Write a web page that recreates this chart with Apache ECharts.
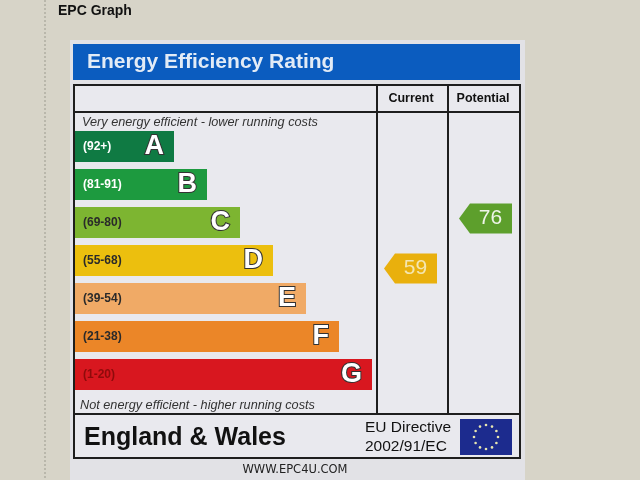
<!DOCTYPE html>
<html>
<head>
<meta charset="utf-8">
<script src="https://cdn.jsdelivr.net/npm/echarts@6/dist/echarts.min.js"></script>
<style>
  html, body { margin: 0; padding: 0; background: #d7d4c8; }
  #main { width: 640px; height: 480px; }
</style>
</head>
<body>
<div id="main"></div>
<script>
// rating bands, top (best) to bottom
const bands = ['A', 'B', 'C', 'D', 'E', 'F', 'G'];
const bandRanges = ['(92+)', '(81-91)', '(69-80)', '(55-68)', '(39-54)', '(21-38)', '(1-20)'];
const barLengths = [3, 4, 5, 6, 7, 8, 9];
const bandColors = ['#0f7a43', '#1d9a3f', '#7db531', '#ecbf0e', '#f0aa66', '#eb8628', '#d8171f'];
const rangeTextColors = ['#ffffff', '#ffffff', '#2a2a2a', '#2a2a2a', '#2a2a2a', '#2a2a2a', '#8e0b0b'];

// current / potential ratings
const ratingColumns = ['Current', 'Potential'];
const ratingValues = [59, 76];
const ratingColors = ['#e9b00d', '#5d9f2c'];
const ratingTextColors = ['#f4e6b0', '#eef4e8'];

let chart = echarts.init(document.getElementById('main'));
const font = 'Liberation Sans, Arial, sans-serif';

// EU flag stars
let stars = [];
for (let i = 0; i < 12; i++) {
    let a = i * Math.PI / 6;
    stars.push({
        type: 'circle',
        shape: { cx: 486 + 12 * Math.cos(a), cy: 437 + 12 * Math.sin(a), r: 1.3 },
        style: { fill: '#e8e6b0' }
    });
}

const lineStyle = { stroke: '#1e1e1e', lineWidth: 2 };

option = {
    backgroundColor: '#d7d4c8',
    graphic: [
        { type: 'line', shape: { x1: 45, y1: 0, x2: 45, y2: 480 }, style: { stroke: '#9c998e', lineWidth: 1, lineDash: [2, 2] } },
        { type: 'text', left: 58, top: 4, style: { text: 'EPC Graph', font: 'bold 14px ' + font, fill: '#111' } },
        { type: 'rect', shape: { x: 70, y: 40, width: 455, height: 440 }, style: { fill: '#e2e2e6' } },
        { type: 'rect', shape: { x: 73, y: 44, width: 447, height: 36 }, style: { fill: '#0b5cbf' } },
        { type: 'text', x: 87, y: 62, style: { text: 'Energy Efficiency Rating', font: 'bold 21px ' + font, fill: '#e2ebf6', verticalAlign: 'middle' } },
        { type: 'rect', shape: { x: 74, y: 85, width: 446, height: 373 }, style: { fill: '#e9e9ee', stroke: '#1e1e1e', lineWidth: 2 } },
        { type: 'line', shape: { x1: 74, y1: 112, x2: 520, y2: 112 }, style: lineStyle },
        { type: 'line', shape: { x1: 74, y1: 414, x2: 520, y2: 414 }, style: lineStyle },
        { type: 'line', shape: { x1: 377, y1: 85, x2: 377, y2: 414 }, style: lineStyle },
        { type: 'line', shape: { x1: 448, y1: 85, x2: 448, y2: 414 }, style: lineStyle },
        { type: 'text', x: 411, y: 99, style: { text: 'Current', font: 'bold 12.5px ' + font, fill: '#111', align: 'center', verticalAlign: 'middle' } },
        { type: 'text', x: 483, y: 99, style: { text: 'Potential', font: 'bold 12.5px ' + font, fill: '#111', align: 'center', verticalAlign: 'middle' } },
        { type: 'text', x: 82, y: 122, style: { text: 'Very energy efficient - lower running costs', font: 'italic 12.7px ' + font, fill: '#333', verticalAlign: 'middle' } },
        { type: 'text', x: 80, y: 405, style: { text: 'Not energy efficient - higher running costs', font: 'italic 12.7px ' + font, fill: '#333', verticalAlign: 'middle' } },
        { type: 'text', x: 84, y: 438, style: { text: 'England & Wales', font: 'bold 25px ' + font, fill: '#111', verticalAlign: 'middle' } },
        { type: 'text', x: 365, y: 428, style: { text: 'EU Directive', font: '15.5px ' + font, fill: '#111', verticalAlign: 'middle' } },
        { type: 'text', x: 365, y: 447, style: { text: '2002/91/EC', font: '15.5px ' + font, fill: '#111', verticalAlign: 'middle' } },
        { type: 'rect', shape: { x: 460, y: 419, width: 52, height: 36 }, style: { fill: '#1c2b8e' } },
        ...stars,
        { type: 'text', x: 295, y: 470, style: { text: 'WWW.EPC4U.COM', font: '11.5px DejaVu Sans, sans-serif', fill: '#222', align: 'center', verticalAlign: 'middle' } }
    ],
    grid: [
        { left: 75, top: 127.5, width: 330, height: 266 },
        { left: 373, top: 148, width: 150, height: 294 }
    ],
    xAxis: [
        { gridIndex: 0, type: 'value', min: 0, max: 10, show: false },
        { gridIndex: 1, type: 'category', data: ratingColumns, show: false }
    ],
    yAxis: [
        {
            gridIndex: 0,
            type: 'category',
            data: bands,
            inverse: true,
            axisLine: { show: false },
            axisTick: { show: false },
            axisLabel: {
                inside: true,
                margin: 8,
                formatter: function (value, index) {
                    return '{c' + index + '|' + bandRanges[index] + '}';
                },
                rich: (function () {
                    let r = {};
                    rangeTextColors.forEach(function (c, i) {
                        r['c' + i] = { color: c, fontSize: 12, fontWeight: 'bold', fontFamily: font };
                    });
                    return r;
                })()
            },
            z: 5
        },
        { gridIndex: 1, type: 'value', min: 0, max: 100, show: false }
    ],
    series: [
        {
            type: 'bar',
            xAxisIndex: 0,
            yAxisIndex: 0,
            barWidth: 31,
            data: barLengths.map(function (v, i) {
                return { value: v, itemStyle: { color: bandColors[i] } };
            }),
            label: {
                show: true,
                position: 'insideRight',
                distance: 10,
                formatter: function (p) { return bands[p.dataIndex]; },
                fontFamily: font,
                fontSize: 27,
                fontWeight: 'bold',
                color: '#ffffff',
                textBorderColor: '#333',
                textBorderWidth: 2
            },
            silent: true,
            animation: false
        },
        {
            type: 'custom',
            xAxisIndex: 1,
            yAxisIndex: 1,
            data: ratingValues.map(function (v, i) { return [i, v]; }),
            renderItem: function (params, api) {
                let p = api.coord([api.value(0), api.value(1)]);
                let i = params.dataIndex;
                let w = 53, h = 30, tip = 11;
                let x0 = p[0] - w / 2, y0 = p[1] - h / 2;
                return {
                    type: 'group',
                    children: [
                        {
                            type: 'polygon',
                            shape: {
                                points: [
                                    [x0, p[1]], [x0 + tip, y0], [x0 + w, y0],
                                    [x0 + w, y0 + h], [x0 + tip, y0 + h]
                                ]
                            },
                            style: { fill: ratingColors[i] }
                        },
                        {
                            type: 'text',
                            x: p[0] + 5,
                            y: p[1],
                            style: {
                                text: String(ratingValues[i]),
                                font: '21px ' + font,
                                fill: ratingTextColors[i],
                                align: 'center',
                                verticalAlign: 'middle'
                            }
                        }
                    ]
                };
            },
            silent: true,
            animation: false
        }
    ]
};

chart.setOption(option);

window.onresize = function () {
    chart.resize();
};
</script>
</body>
</html>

========

Restate the material word for word from its first line through the line containing "const font = 'Liberation", both included; the pictures do not belong in it.

Write a web page that recreates this chart with Apache ECharts.
<!DOCTYPE html>
<html>
<head>
<meta charset="utf-8">
<script src="https://cdn.jsdelivr.net/npm/echarts@6/dist/echarts.min.js"></script>
<style>
  html, body { margin: 0; padding: 0; background: #d7d4c8; }
  #main { width: 640px; height: 480px; }
</style>
</head>
<body>
<div id="main"></div>
<script>
// rating bands, top (best) to bottom
const bands = ['A', 'B', 'C', 'D', 'E', 'F', 'G'];
const bandRanges = ['(92+)', '(81-91)', '(69-80)', '(55-68)', '(39-54)', '(21-38)', '(1-20)'];
const barLengths = [3, 4, 5, 6, 7, 8, 9];
const bandColors = ['#0f7a43', '#1d9a3f', '#7db531', '#ecbf0e', '#f0aa66', '#eb8628', '#d8171f'];
const rangeTextColors = ['#ffffff', '#ffffff', '#2a2a2a', '#2a2a2a', '#2a2a2a', '#2a2a2a', '#8e0b0b'];

// current / potential ratings
const ratingColumns = ['Current', 'Potential'];
const ratingValues = [59, 76];
const ratingColors = ['#e9b00d', '#5d9f2c'];
const ratingTextColors = ['#f4e6b0', '#eef4e8'];

let chart = echarts.init(document.getElementById('main'));
const font = 'Liberation Sans, Arial, sans-serif';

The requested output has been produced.